_INSTRUCTIONS TO FOLLOW:_ Write out the data below in full, unchanged, minus the images.

_DATA SECTION:_
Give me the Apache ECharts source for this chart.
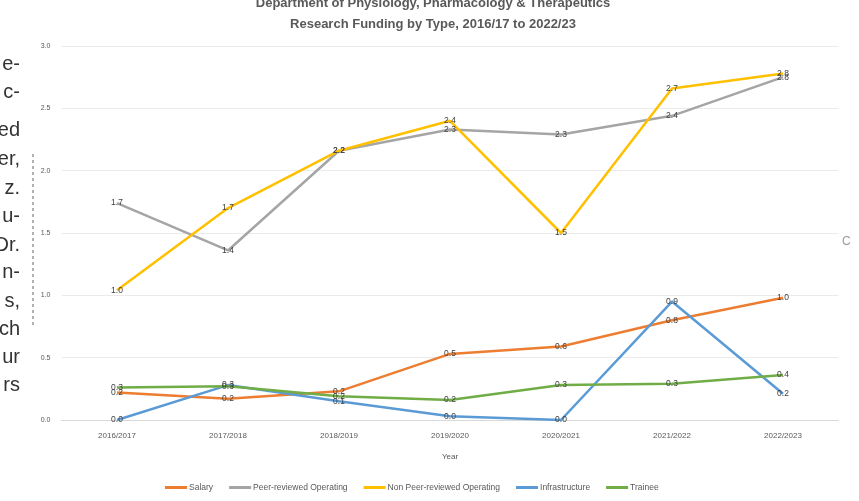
<!DOCTYPE html>
<html><head><meta charset="utf-8">
<script src="https://cdn.jsdelivr.net/npm/echarts@6/dist/echarts.min.js"></script>
<style>html,body{margin:0;padding:0;background:#fff}#c{width:859px;height:501px}</style>
</head><body><div id="c"></div>
<script>
const categories = ['2016/2017','2017/2018','2018/2019','2019/2020','2020/2021','2021/2022','2022/2023'];
const salary = [0.22, 0.17, 0.23, 0.53, 0.59, 0.80, 0.98];
const peerOperating = [1.74, 1.36, 2.16, 2.33, 2.29, 2.44, 2.75];
const nonPeerOperating = [1.04, 1.70, 2.16, 2.40, 1.50, 2.66, 2.78];
const infrastructure = [0.00, 0.28, 0.15, 0.03, 0.00, 0.95, 0.21];
const trainee = [0.26, 0.27, 0.19, 0.16, 0.28, 0.29, 0.36];
const seriesNames = ['Salary','Peer-reviewed Operating','Non Peer-reviewed Operating','Infrastructure','Trainee'];
const seriesData = [salary, peerOperating, nonPeerOperating, infrastructure, trainee];
const colors = ['#ED7D31','#A5A5A5','#FFC000','#5B9BD5','#70AD47'];
const sideText = ['e-','c-','ed','er,','z.','u-','Dr.','n-','s,','ch','ur','rs'];
const sideY = [65,93,131,160,189,217,246,273,302,330,358,386];

const chart = echarts.init(document.getElementById('c'));
const font = 'Liberation Sans, Arial, sans-serif';
const graphics = sideText.map((t,i)=>({
  type:'text', right: 859-20, top: sideY[i]-11,
  style:{text:t, fill:'#333', font:'20px '+font, textAlign:'right'}
}));
graphics.push({type:'text', left:842, top:236, style:{text:'C', fill:'#999', font:'12px '+font}});
graphics.push({type:'line', shape:{x1:33,y1:154,x2:33,y2:325}, style:{stroke:'#666', lineWidth:1, lineDash:[3,3]}});

chart.setOption({
  animation:false,
  color: colors,
  textStyle:{fontFamily:font},
  title:{
    text:'Department of Physiology, Pharmacology & Therapeutics\nResearch Funding by Type, 2016/17 to 2022/23',
    left:428, textAlign:'center', top:-12,
    textStyle:{fontSize:13, fontWeight:'bold', color:'#595959', lineHeight:21, fontFamily:font}
  },
  grid:{left:61.5, right:20.5, top:46, bottom:81},
  legend:{
    left:160, top:478, itemWidth:22, itemHeight:3, itemGap:16,
    icon:'rect',
    itemStyle:{opacity:1},
    textStyle:{fontSize:8.5, color:'#595959', padding:[0,0,0,-3]},
    data: seriesNames
  },
  xAxis:{
    type:'category', data:categories, boundaryGap:true,
    name:'Year', nameLocation:'middle', nameGap:33,
    nameTextStyle:{fontSize:8, color:'#595959'},
    axisTick:{show:false},
    axisLine:{lineStyle:{color:'#D9D9D9'}},
    axisLabel:{fontSize:8, color:'#595959', margin:12}
  },
  yAxis:{
    type:'value', min:0, max:3, interval:0.5,
    axisLabel:{fontSize:7, color:'#595959', margin:11, formatter:v=>v.toFixed(1)},
    splitLine:{lineStyle:{color:'#EBEBEB'}},
    axisLine:{show:false}, axisTick:{show:false}
  },
  series: seriesNames.map((n,i)=>({
    name:n, type:'line', data:seriesData[i],
    symbol:'circle', symbolSize:0.01, showSymbol:true,
    itemStyle:{color:colors[i]},
    lineStyle:{width:2.5, color:colors[i]},
    label:{show:true, position:'inside', fontSize:8.5, color:'#404040', formatter:p=>p.value.toFixed(1)}
  })),
  graphic: graphics
});
</script></body></html>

_WRITTEN RESPONSE:_
Give me the Apache ECharts source for this chart.
<!DOCTYPE html>
<html><head><meta charset="utf-8">
<script src="https://cdn.jsdelivr.net/npm/echarts@6/dist/echarts.min.js"></script>
<style>html,body{margin:0;padding:0;background:#fff}#c{width:859px;height:501px}</style>
</head><body><div id="c"></div>
<script>
const categories = ['2016/2017','2017/2018','2018/2019','2019/2020','2020/2021','2021/2022','2022/2023'];
const salary = [0.22, 0.17, 0.23, 0.53, 0.59, 0.80, 0.98];
const peerOperating = [1.74, 1.36, 2.16, 2.33, 2.29, 2.44, 2.75];
const nonPeerOperating = [1.04, 1.70, 2.16, 2.40, 1.50, 2.66, 2.78];
const infrastructure = [0.00, 0.28, 0.15, 0.03, 0.00, 0.95, 0.21];
const trainee = [0.26, 0.27, 0.19, 0.16, 0.28, 0.29, 0.36];
const seriesNames = ['Salary','Peer-reviewed Operating','Non Peer-reviewed Operating','Infrastructure','Trainee'];
const seriesData = [salary, peerOperating, nonPeerOperating, infrastructure, trainee];
const colors = ['#ED7D31','#A5A5A5','#FFC000','#5B9BD5','#70AD47'];
const sideText = ['e-','c-','ed','er,','z.','u-','Dr.','n-','s,','ch','ur','rs'];
const sideY = [65,93,131,160,189,217,246,273,302,330,358,386];

const chart = echarts.init(document.getElementById('c'));
const font = 'Liberation Sans, Arial, sans-serif';
const graphics = sideText.map((t,i)=>({
  type:'text', right: 859-20, top: sideY[i]-11,
  style:{text:t, fill:'#333', font:'20px '+font, textAlign:'right'}
}));
graphics.push({type:'text', left:842, top:236, style:{text:'C', fill:'#999', font:'12px '+font}});
graphics.push({type:'line', shape:{x1:33,y1:154,x2:33,y2:325}, style:{stroke:'#666', lineWidth:1, lineDash:[3,3]}});

chart.setOption({
  animation:false,
  color: colors,
  textStyle:{fontFamily:font},
  title:{
    text:'Department of Physiology, Pharmacology & Therapeutics\nResearch Funding by Type, 2016/17 to 2022/23',
    left:428, textAlign:'center', top:-12,
    textStyle:{fontSize:13, fontWeight:'bold', color:'#595959', lineHeight:21, fontFamily:font}
  },
  grid:{left:61.5, right:20.5, top:46, bottom:81},
  legend:{
    left:160, top:478, itemWidth:22, itemHeight:3, itemGap:16,
    icon:'rect',
    itemStyle:{opacity:1},
    textStyle:{fontSize:8.5, color:'#595959', padding:[0,0,0,-3]},
    data: seriesNames
  },
  xAxis:{
    type:'category', data:categories, boundaryGap:true,
    name:'Year', nameLocation:'middle', nameGap:33,
    nameTextStyle:{fontSize:8, color:'#595959'},
    axisTick:{show:false},
    axisLine:{lineStyle:{color:'#D9D9D9'}},
    axisLabel:{fontSize:8, color:'#595959', margin:12}
  },
  yAxis:{
    type:'value', min:0, max:3, interval:0.5,
    axisLabel:{fontSize:7, color:'#595959', margin:11, formatter:v=>v.toFixed(1)},
    splitLine:{lineStyle:{color:'#EBEBEB'}},
    axisLine:{show:false}, axisTick:{show:false}
  },
  series: seriesNames.map((n,i)=>({
    name:n, type:'line', data:seriesData[i],
    symbol:'circle', symbolSize:0.01, showSymbol:true,
    itemStyle:{color:colors[i]},
    lineStyle:{width:2.5, color:colors[i]},
    label:{show:true, position:'inside', fontSize:8.5, color:'#404040', formatter:p=>p.value.toFixed(1)}
  })),
  graphic: graphics
});
</script></body></html>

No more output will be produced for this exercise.